MADISON, Wis. – Debris burning (burning of leaves, brush, pine needles) that gets out of control accounts for most of the wildfires that scorch hundreds of acres of Wisconsin's landscape each spring. But there's another cause of wildfires that has fire officials concerned this spring: arson.

 

In the last few weeks, the DNR has responded to several arson fires, bringing the total number of confirmed arson fires to 23 with several more still under investigation.
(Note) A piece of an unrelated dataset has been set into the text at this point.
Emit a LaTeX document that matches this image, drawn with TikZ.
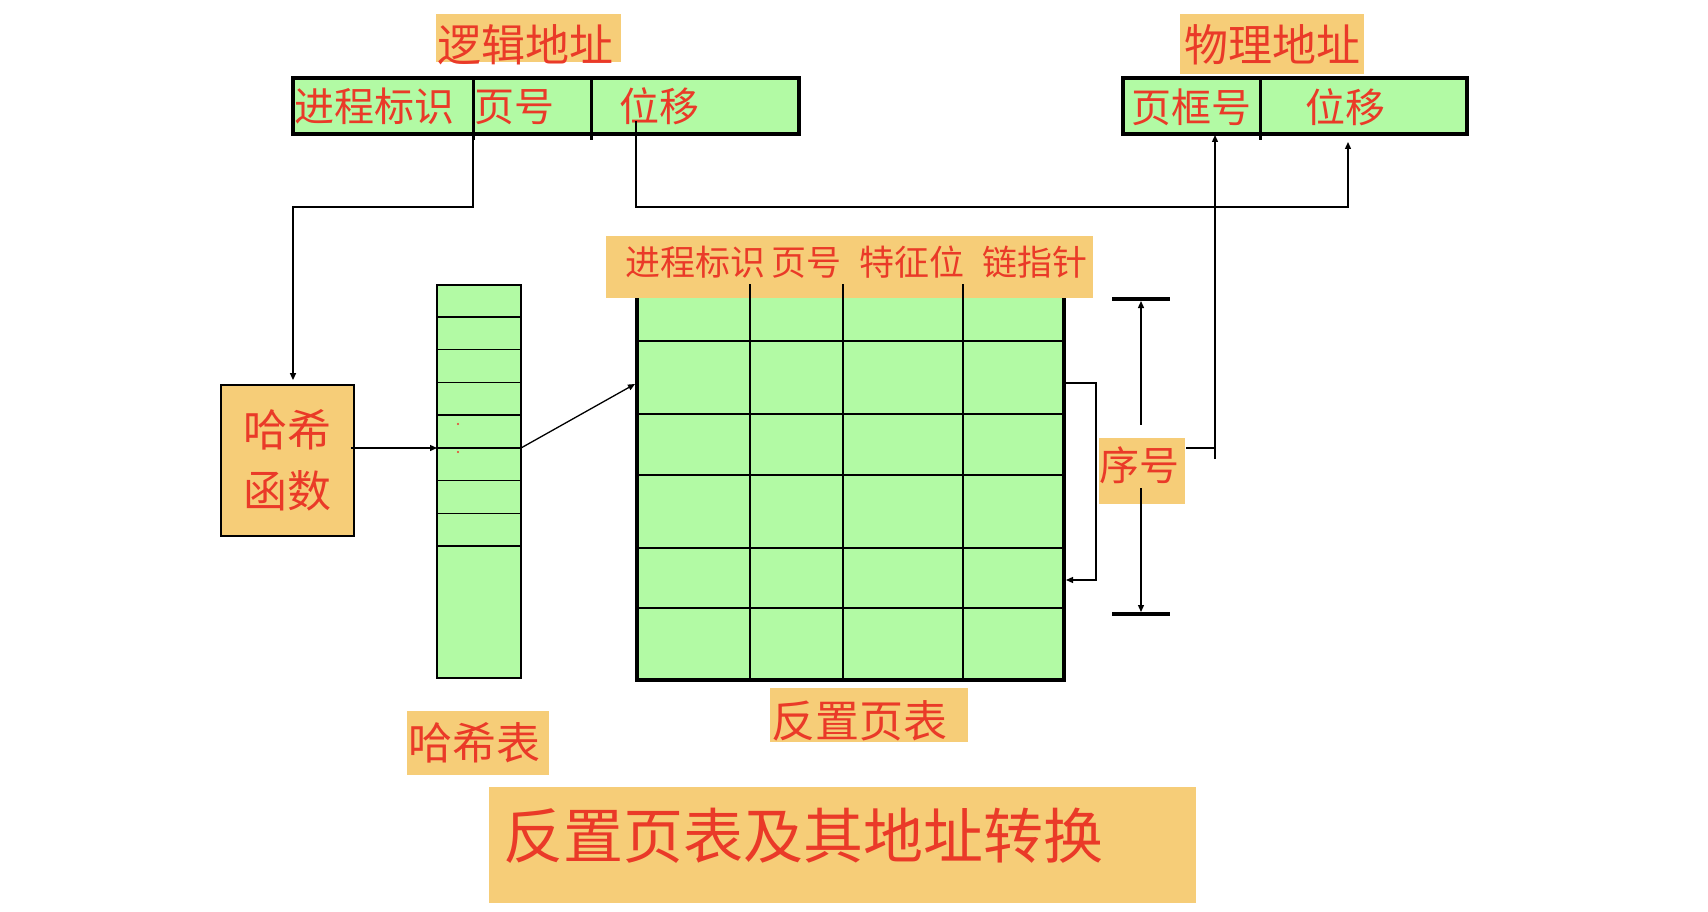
\documentclass[tikz,border=0pt]{standalone}
\usepackage{fontspec}
\setmainfont{Noto Sans CJK SC}
\usetikzlibrary{arrows.meta,calc}

\definecolor{tagbg}{RGB}{246,205,120}
\definecolor{cellgreen}{RGB}{178,250,164}
\definecolor{tagred}{RGB}{234,58,40}

\tikzset{
  tag/.style={fill=tagbg, text=tagred, inner sep=0pt, anchor=base},
  cell/.style={text=tagred, inner sep=0pt, anchor=base west, font=\fontsize{40}{44}\selectfont},
  addrbox/.style={draw, line width=3.5pt, fill=cellgreen, inner sep=0pt},
  conn/.style={line width=1.3pt},
  arr/.style={conn, -{Triangle[length=7pt,width=6pt]}},
  bar/.style={line width=3.5pt},
  grid/.style={line width=1.8pt}
}

\begin{document}
\begin{tikzpicture}[x=1pt,y=-1pt]
  \useasboundingbox (0,0) rectangle (1708,912);

  % Logical address
  \node[tag, font=\fontsize{44}{48}\selectfont, minimum width=185pt, text height=48pt, text depth=-3pt] (logtag) at (528.5,62) {逻辑地址\kern7pt};
  \node[addrbox, minimum width=506pt, minimum height=56pt] (logbox) at (546,106) {};
  \draw[line width=3pt] (473,78) -- (473,140) coordinate (pgdiv);
  \draw[line width=3pt] (591,78) -- (591,140);
  \node[cell] (pid) at (294,121.7) {进程标识};
  \node[cell] (pgno) at (474,121.7) {页号};
  \node[cell] (offset) at (619,121.7) {位移};

  % Physical address
  \node[tag, font=\fontsize{44}{48}\selectfont, minimum width=184pt, text height=48pt, text depth=12pt] (phystag) at (1272,62) {物理地址};
  \node[addrbox, minimum width=344pt, minimum height=56pt] (physbox) at (1295,106) {};
  \draw[line width=3pt] (1260,78) -- (1260,140);
  \node[cell] (frameno) at (1131,123) {页框号};
  \node[cell] (physoff) at (1305,123) {位移};

  % Hash function
  \node[draw, line width=1.8pt, fill=tagbg, text=tagred, minimum width=133pt, minimum height=151pt, align=center, font=\fontsize{44}{61}\selectfont] (hashfn) at (287.5,460.5) {哈希\\函数};

  % Hash table
  \node[draw, line width=1.5pt, fill=cellgreen, minimum width=84pt, minimum height=393pt, inner sep=0pt] (hashtab) at (479,481.5) {};
  \foreach \r in {1,...,8}
    \draw[line width=1.5pt] (437,{284+32.75*\r}) -- (521,{284+32.75*\r});
  \fill[tagred] (458,424) circle (1.2pt);
  \fill[tagred] (458,452) circle (1.2pt);
  \node[tag, font=\fontsize{44}{48}\selectfont, minimum width=142pt, text height=48pt, text depth=16pt] (hashlbl) at (478,759) {哈希表\kern8pt};

  % Inverted page table
  \node[draw, line width=4pt, fill=cellgreen, minimum width=427pt, minimum height=390pt, inner sep=0pt] (invtab) at (850.5,485) {};
  \node[tag, font=\fontsize{35}{40}\selectfont, minimum width=487pt, text height=40pt, text depth=22pt] (invhead) at (849.5,276) {\hspace{14pt}进程标识\hspace{6pt}页号\hspace{18pt}特征位\hspace{18pt}链指针};
  \foreach \y in {341,414,475,548,608}
    \draw[grid] (637,\y) -- (1064,\y);
  \foreach \x in {750,843,963}
    \draw[grid] (\x,284) -- (\x,679);
  \node[tag, font=\fontsize{44}{48}\selectfont, minimum width=198pt, text height=49pt, text depth=5pt] (invlbl) at (869,737) {反置页表\kern20pt};

  % Serial number
  \node[tag, font=\fontsize{40}{44}\selectfont, minimum width=86pt, text height=42pt, text depth=24pt] (seqtag) at (1142,480) {序号\kern6pt};
  \coordinate (seqtop) at (1141,299);
  \coordinate (seqbot) at (1141,614);
  \draw[bar] ([xshift=-29pt]seqtop) -- ([xshift=29pt]seqtop);
  \draw[bar] ([xshift=-29pt]seqbot) -- ([xshift=29pt]seqbot);
  \draw[arr, shorten >=2pt] ($(seqtag.north)+(-1,-13)$) -- (seqtop);
  \draw[arr, shorten >=2pt] ($(seqtag.south)+(-1,-16)$) -- (seqbot);

  % Chain pointer
  \coordinate (chainout) at (1066,383);
  \coordinate (chainin) at (1066,580);
  \draw[arr] (chainout) -- ++(30,0) |- (chainin);

  % Address translation
  \coordinate (hslot) at (437,448);
  \coordinate (hslotout) at (521,448);
  \coordinate (invin) at (635,384);
  \coordinate (offsrc) at (636,121);
  \coordinate (offdst) at (1348,135);
  \coordinate (framesrc) at (1215,459);
  \coordinate (framedst) at (1215,135);
  \draw[arr, shorten >=4pt] (pgdiv) -- ++(0,67) -| ([xshift=5.5pt]hashfn.north);
  \draw[arr] ($(hashfn.east |- hslot)+(-4,0)$) -- (hslot);
  \draw[arr] (hslotout) -- (invin);
  \draw[arr, shorten >=7pt] (offsrc) -- ++(0,86) -| (offdst);
  \draw[arr] (framesrc) -- (framedst);
  \draw[conn] ($(seqtag.east)+(1,-23)$) -- (framesrc |- 0,448);

  % Title
  \node[tag, font=\fontsize{60}{66}\selectfont, minimum width=707pt, text height=71pt, text depth=45pt] (title) at (842.5,858) {反置页表及其地址转换\kern79pt};

\end{tikzpicture}
\end{document}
Without suspects in many of these cases, taxpayers are left holding the tab for the cost of putting the fires out.

 

“These fires hurt both the environment and the economy as they burn wildlife habitat, prime recreation facilities, and valuable natural resources,” said Gary Bibow, Wisconsin DNR Forestry Law Enforcement Specialist. “The impacts of these and all wildfires last for years and can permanently alter entire ecosystems and affect the way these lands are managed.”

 

Arson wildfires can be prevented with the help of the general public and a call to the statewide arson hotline, staffed by the State Fire Marshal's office.

Bibow says the kind of information that helps DNR investigators includes:

  • Exact location and time of suspicious activity
  • Vehicle make, model, color, and license plate number
  • Height and build of person, including hair color and length, type and color of clothing
  • Distinguishing characteristics such as facial hair, scars, and tattoos
  • Any unusual clothing or jewelry

“Under no circumstance should a person try to apprehend someone they suspect of starting a fire,” Bibow said. “Notify your local law enforcement authorities, DNR office, or call the arson hotline.”

 

“Arson is a violent crime, capable of destroying property and threatening lives,” Tina Virgil, State Fire Marshal at the Department of Justice, said. “Anyone with information should contact law enforcement. Citizen information often is critical in helping solve a crime.”

 

Wisconsin's arson hotline is sponsored by the Wisconsin Arson Insurance Council and is available 24 hours a day. Callers can remain anonymous. The toll-free number is 1-800-362-3005.

 

Bibow says arsonists will be prosecuted aggressively. If convicted, a person could pay as much as a $10,000 fine and face more than three years in prison. They also are held liable for the cost of suppression and damage to natural resources.

 

DNR fire control has responded to 438 wildfires so far this year with over 1000 acres burned, with many more fires handled by local fire departments.